[Feature request] Allow MAX_FRAGMENT_SIZE to take on values greater than USHRT_MAX
Created by: andrewbartolo
Hi again,
I've been developing a fairly heavy-duty instrumentation client that, among other things, wraps and dumps all memory load and store instructions, à la memtrace_simple. Recently, I compiled the SPEC CPU2017-rate suite for x86-64 with gcc 10.2 at -O3
, and saw the following on cam4_r
, parest_r
, and wrf_r
:
Basic block or trace instrumentation exceeded maximum size. Try lowering -max_bb_instrs and/or -max_trace_bbs.
I ran DR with -debug -loglevel 3
, and discovered that, as expected, gcc was doing (an admittedly incredible amount of) inlining and loop unrolling to produce a basic block w/instrumented size exceeding 64KiB.

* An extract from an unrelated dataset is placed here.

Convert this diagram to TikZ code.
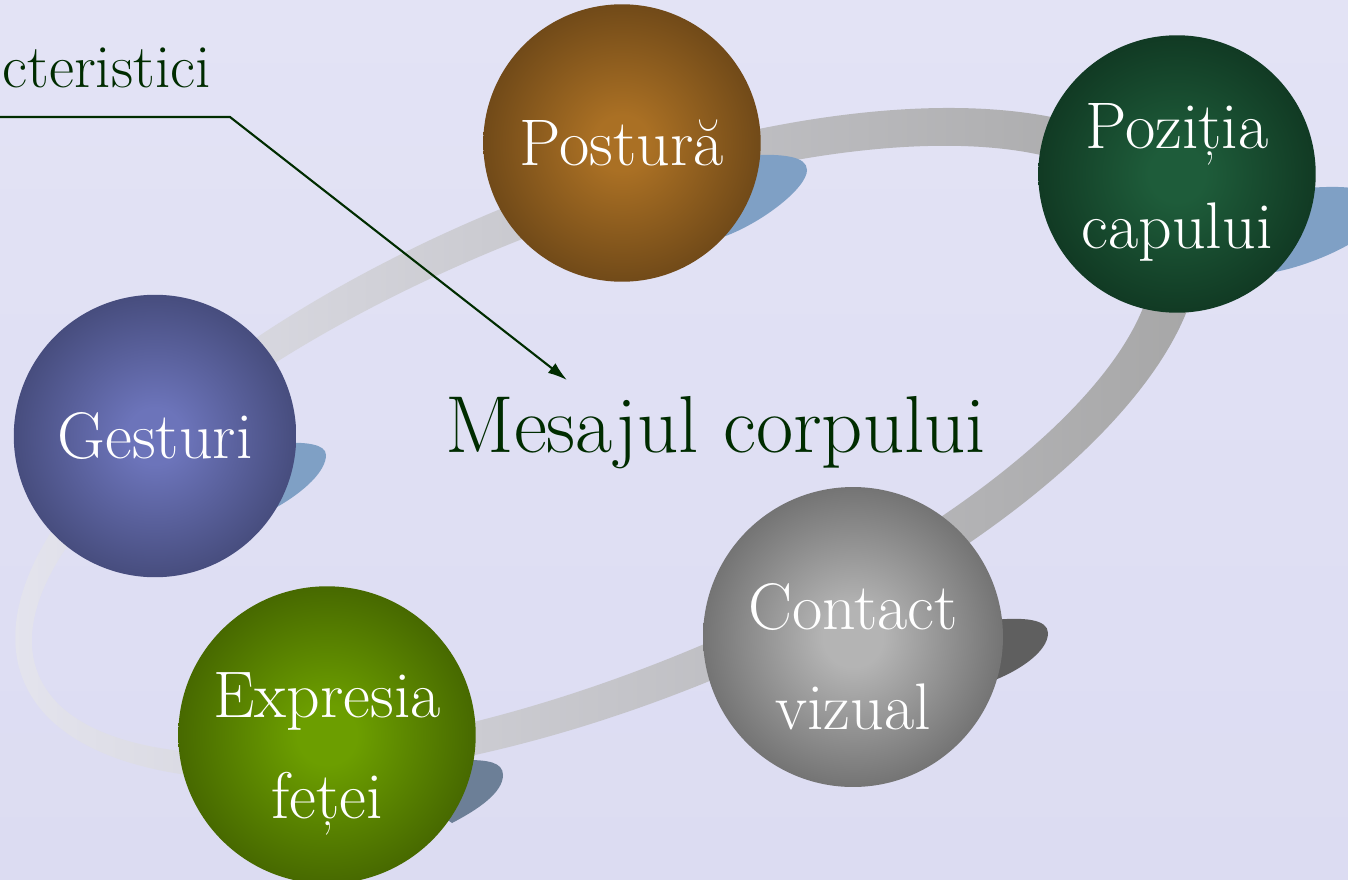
\documentclass[tikz,border=0pt]{standalone}
\usepackage{fontspec}
\usetikzlibrary{arrows.meta}

\definecolor{bgtop}{RGB}{227,227,245}
\definecolor{bgmid}{RGB}{202,202,235}
\definecolor{bgbot}{RGB}{220,220,242}
\definecolor{ringlight}{RGB}{230,230,240}
\definecolor{ringmid}{RGB}{196,196,204}
\definecolor{ringdark}{RGB}{164,164,164}
\definecolor{titlegreen}{RGB}{0,44,0}
\definecolor{shadowblue}{RGB}{127,160,197}
\definecolor{shadowslate}{RGB}{108,127,151}
\definecolor{shadowgrey}{RGB}{95,95,95}
\definecolor{orbbrownin}{RGB}{170,112,36}
\definecolor{orbbrownout}{RGB}{56,36,13}
\definecolor{orbpinein}{RGB}{30,92,58}
\definecolor{orbpineout}{RGB}{4,24,13}
\definecolor{orbbluein}{RGB}{108,116,186}
\definecolor{orbblueout}{RGB}{34,38,66}
\definecolor{orbgreenin}{RGB}{108,158,0}
\definecolor{orbgreenout}{RGB}{34,52,0}
\definecolor{orbgreyin}{RGB}{180,180,180}
\definecolor{orbgreyout}{RGB}{52,52,52}
\colorlet{orbin}{orbbrownin}
\colorlet{orbmid}{orbbrownin!45!orbbrownout}
\colorlet{orbout}{orbbrownout}

\pgfdeclareradialshading[orbin,orbmid,orbout]{orb}{\pgfpoint{0bp}{0bp}}{%
  color(0bp)=(orbin); color(5bp)=(orbin); color(27bp)=(orbmid); color(49bp)=(orbout); color(50bp)=(orbout)}

\begin{document}
\begin{tikzpicture}[x=0.02cm, y=-0.02cm]
    \tikzset{ball/.style = {shape=circle, inner sep=0pt, shading=orb}}
    \tikzset{orbcolors/.code 2 args = {\colorlet{orbin}{#1}\colorlet{orbmid}{#1!45!#2}\colorlet{orbout}{#2}}}
    \tikzset{balltext/.style = {text=white, align=center, inner sep=0pt, font=\fontsize{37.5}{57}\selectfont}}
    \tikzset{title/.style = {text=titlegreen, inner sep=0pt}}
    \tikzset{pointer/.style = {draw=titlegreen, line width=1.2pt, -{Latex[length=11pt,width=7pt]}}}

    % background
    \useasboundingbox (0,0) rectangle (1348,879);
    \shade[top color=bgtop, middle color=bgmid, bottom color=bgbot] (0,0) rectangle (1348,879);

    % ring
    \begin{scope}[shift={(600,447)}, rotate=22]
        \shade[even odd rule, left color=ringlight, middle color=ringmid, right color=ringdark]
            (8,0) ellipse [x radius=630, y radius=258]
            (-8,0) ellipse [x radius=598, y radius=222];
    \end{scope}

    % shadows
    \fill[shadowblue, shift={(622,143)}] (0,0) -- (130,12) .. controls (160,11) and (185,13) .. (185,27)
        .. controls (185,45) and (140,80) .. (101,94) -- cycle;
    \fill[shadowblue, shift={(1177,174)}] (0,0) -- (130,14) .. controls (170,11) and (205,13) .. (205,36)
        .. controls (205,60) and (140,90) .. (98,98) -- cycle;
    \fill[shadowblue, shift={(155,436)}] (0,0) -- (130,7) .. controls (150,6) and (171,8) .. (171,19)
        .. controls (171,35) and (150,55) .. (122,71) -- cycle;
    \fill[shadowslate, shift={(327,735)}] (0,0) -- (140,25) .. controls (160,25) and (176,27) .. (176,40)
        .. controls (176,58) and (150,75) .. (125,88) -- cycle;
    \fill[shadowgrey, shift={(853,637)}] (0,0) -- (140,-17) .. controls (170,-20) and (195,-18) .. (195,-4)
        .. controls (195,15) and (165,35) .. (134,46) -- cycle;

    % spheres
    \node[ball, minimum size=5.55cm, orbcolors={orbbrownin}{orbbrownout}] (postura) at (622,143) {};
    \node[ball, minimum size=5.55cm, orbcolors={orbpinein}{orbpineout}] (pozitia) at (1177,174) {};
    \node[ball, minimum size=5.65cm, orbcolors={orbbluein}{orbblueout}] (gesturi) at (155,436) {};
    \node[ball, minimum size=5.95cm, orbcolors={orbgreenin}{orbgreenout}] (expresia) at (327,735) {};
    \node[ball, minimum size=6.0cm, orbcolors={orbgreyin}{orbgreyout}] (contact) at (853,637) {};

    % labels
    \node[balltext] (postura-txt) at (postura) {Postură};
    \node[balltext, yshift=-0.16cm] (pozitia-txt) at (pozitia) {Poziția\\capului};
    \node[balltext] (gesturi-txt) at (gesturi) {Gesturi};
    \node[balltext, yshift=-0.38cm] (expresia-txt) at (expresia) {Expresia\\feței};
    \node[balltext, yshift=-0.4cm] (contact-txt) at (contact) {Contact\\vizual};

    \node[title, anchor=base west, font=\fontsize{46}{54}\selectfont] (msg) at (445,452) {Mesajul corpului};
    \node[title, anchor=base west, font=\fontsize{35}{42}\selectfont] (caract) at (2,87) {cteristici};

    % pointer
    \coordinate (ulstart) at (0,117);
    \coordinate (ulbend) at (230,117);
    \draw[pointer] (ulstart) -- (ulbend) -- ([xshift=2.44cm, yshift=1.44cm]msg.base west);
\end{tikzpicture}
\end{document}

So, it seems like alternatives at this point are either to lower -max_bb_instrs/-max_trace_bbs
, which entails missing a large and relevant portion of the workload, or to increase MAX_FRAGMENT_SIZE
(and probably increase -max_bb_instrs/-max_trace_bbs
after that) in order to support larger fragments.
Currently, MAX_FRAGMENT_SIZE is maxing out the size of the ushort fragment size field. I took a rudimentary stab at changing this and all related fields from ushort to uint, by just grepping through the codebase. I've attached a patch that attempts to do this, at least for just Linux: max_fragment_size_diff.txt. There's something wrong, though, as the workloads progress well past the point where they asserted out previously, but throw a meta-instruction fault assertion later on.
On one hand, this is a pretty heavyweight use case. On the other hand, the trend of aggressive inlining probably isn't going away, and two extra bytes per fragment (?) for a larger size field seems like a small amount of overhead.
Any thoughts? And happy to help any way I can. Thanks!